The small huts make for decent cover, but those who enjoy the classic COD run-and-gun will have to play a little more conservatively here. Still, the open areas make it a good map for the always-enjoyable Uplink mode. This is about as close to a football field as you're going to get in a Call Of Duty map.
Up next are two crackers with crap names, Core and Urban. While they may sound like slide headers in a stuffy marketing presentation, they're both tight and intricate maps that show off Advanced Warfare at its best - aerial combat, plenty of places to disappear, and the types of choke points that cut up the weak and inaccurate like a woodchipper.

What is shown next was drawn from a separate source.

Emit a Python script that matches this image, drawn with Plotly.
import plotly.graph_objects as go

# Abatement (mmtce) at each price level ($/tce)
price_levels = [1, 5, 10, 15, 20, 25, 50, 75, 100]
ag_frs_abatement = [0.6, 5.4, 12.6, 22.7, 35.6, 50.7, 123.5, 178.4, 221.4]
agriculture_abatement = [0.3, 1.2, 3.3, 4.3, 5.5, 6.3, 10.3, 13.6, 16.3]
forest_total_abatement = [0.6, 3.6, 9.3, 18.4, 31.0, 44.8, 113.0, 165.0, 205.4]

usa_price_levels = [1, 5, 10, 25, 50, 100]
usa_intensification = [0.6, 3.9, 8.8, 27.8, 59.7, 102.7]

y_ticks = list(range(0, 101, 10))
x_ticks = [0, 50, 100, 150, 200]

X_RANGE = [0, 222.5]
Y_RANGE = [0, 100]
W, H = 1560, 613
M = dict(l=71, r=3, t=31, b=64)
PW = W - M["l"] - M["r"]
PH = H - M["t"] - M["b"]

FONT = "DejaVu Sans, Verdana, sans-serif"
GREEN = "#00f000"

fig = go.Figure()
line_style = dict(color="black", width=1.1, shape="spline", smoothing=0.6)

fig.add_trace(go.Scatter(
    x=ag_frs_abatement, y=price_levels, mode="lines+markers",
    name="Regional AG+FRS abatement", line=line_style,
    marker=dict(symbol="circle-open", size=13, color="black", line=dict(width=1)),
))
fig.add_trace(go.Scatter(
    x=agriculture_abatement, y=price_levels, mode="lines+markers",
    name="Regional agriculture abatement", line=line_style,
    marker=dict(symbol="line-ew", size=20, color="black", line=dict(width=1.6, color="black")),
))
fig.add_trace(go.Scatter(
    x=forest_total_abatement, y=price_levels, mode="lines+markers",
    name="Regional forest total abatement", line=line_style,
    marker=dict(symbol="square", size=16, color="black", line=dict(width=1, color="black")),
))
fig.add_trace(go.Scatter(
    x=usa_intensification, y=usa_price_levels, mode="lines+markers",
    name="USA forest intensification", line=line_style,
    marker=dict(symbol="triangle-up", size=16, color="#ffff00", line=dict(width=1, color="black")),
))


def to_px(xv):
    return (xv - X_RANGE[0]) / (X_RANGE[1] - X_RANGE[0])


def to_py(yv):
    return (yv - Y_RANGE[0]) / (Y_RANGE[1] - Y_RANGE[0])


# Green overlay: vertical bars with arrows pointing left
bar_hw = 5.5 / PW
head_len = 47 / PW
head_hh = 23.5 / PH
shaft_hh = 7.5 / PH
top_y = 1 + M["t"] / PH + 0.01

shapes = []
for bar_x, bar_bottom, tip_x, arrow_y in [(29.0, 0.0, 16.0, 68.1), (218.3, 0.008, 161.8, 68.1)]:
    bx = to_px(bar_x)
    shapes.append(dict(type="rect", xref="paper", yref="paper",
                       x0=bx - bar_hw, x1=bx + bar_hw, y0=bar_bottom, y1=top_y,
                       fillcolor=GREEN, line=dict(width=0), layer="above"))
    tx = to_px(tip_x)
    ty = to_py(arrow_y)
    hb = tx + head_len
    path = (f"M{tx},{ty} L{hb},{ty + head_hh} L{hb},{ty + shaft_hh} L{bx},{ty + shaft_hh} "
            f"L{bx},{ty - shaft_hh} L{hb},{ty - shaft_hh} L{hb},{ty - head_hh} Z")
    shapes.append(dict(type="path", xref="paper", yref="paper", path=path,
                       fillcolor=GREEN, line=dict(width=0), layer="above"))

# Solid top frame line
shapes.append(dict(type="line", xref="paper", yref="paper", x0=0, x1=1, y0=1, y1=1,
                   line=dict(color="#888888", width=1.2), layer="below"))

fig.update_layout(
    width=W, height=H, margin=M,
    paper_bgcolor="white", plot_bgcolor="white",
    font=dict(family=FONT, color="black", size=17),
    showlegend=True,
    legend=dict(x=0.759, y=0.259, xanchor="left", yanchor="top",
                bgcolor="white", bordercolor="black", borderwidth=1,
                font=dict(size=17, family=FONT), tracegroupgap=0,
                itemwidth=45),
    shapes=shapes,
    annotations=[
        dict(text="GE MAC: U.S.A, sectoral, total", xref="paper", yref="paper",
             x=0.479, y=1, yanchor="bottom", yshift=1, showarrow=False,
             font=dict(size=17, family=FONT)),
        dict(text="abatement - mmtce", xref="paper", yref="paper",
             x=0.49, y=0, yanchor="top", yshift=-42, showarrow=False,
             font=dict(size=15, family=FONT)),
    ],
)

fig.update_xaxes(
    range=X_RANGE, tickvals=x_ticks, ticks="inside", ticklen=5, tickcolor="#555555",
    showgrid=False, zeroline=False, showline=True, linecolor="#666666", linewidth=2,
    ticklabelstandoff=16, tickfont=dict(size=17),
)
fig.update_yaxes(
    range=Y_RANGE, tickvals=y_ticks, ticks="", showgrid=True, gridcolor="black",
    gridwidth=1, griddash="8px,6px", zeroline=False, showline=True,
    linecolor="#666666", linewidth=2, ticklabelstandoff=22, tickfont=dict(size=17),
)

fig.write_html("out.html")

Core is entirely circular, centred around a hub area with multiple points of entry. Keen air-dashers can scoot around the outskirts at pace, while those who venture into the middle on their own will be staring at a killcam pretty quickly. Urban, conversely, is almost entirely square. There's a mean set of stairs with a balcony on one side of the map that's a classic holding point for teams, while the flat open areas on the other edge of the arena make for great duelling grounds.
The main event of this DLC pack, though, has to be Drift, a true Call Of Duty classic. It's set in what appears to be a retail outlet shopping center at Christmas, and it's covered in snow. It's all about leaping between white-topped buildings on the upper level and darting into shops on the lower, and it's a joy to navigate. After a while, too, you'll hear an alarm, signifying an incoming avalanche. It's no Battlefield 4 levolution (apologies, that word is never nice to hear), but it does flatten the top half of the map and change the flow of combat. It's a brilliant piece of work.
And Havoc's a very decent package overall. As part one of the Season Pass, this is a strong chunk of content for the sharpest COD in years. It mixes fan service with proper map design, and gives those still addicted to that ADS snap more reason than ever to keeping plugging away towards that next prestige.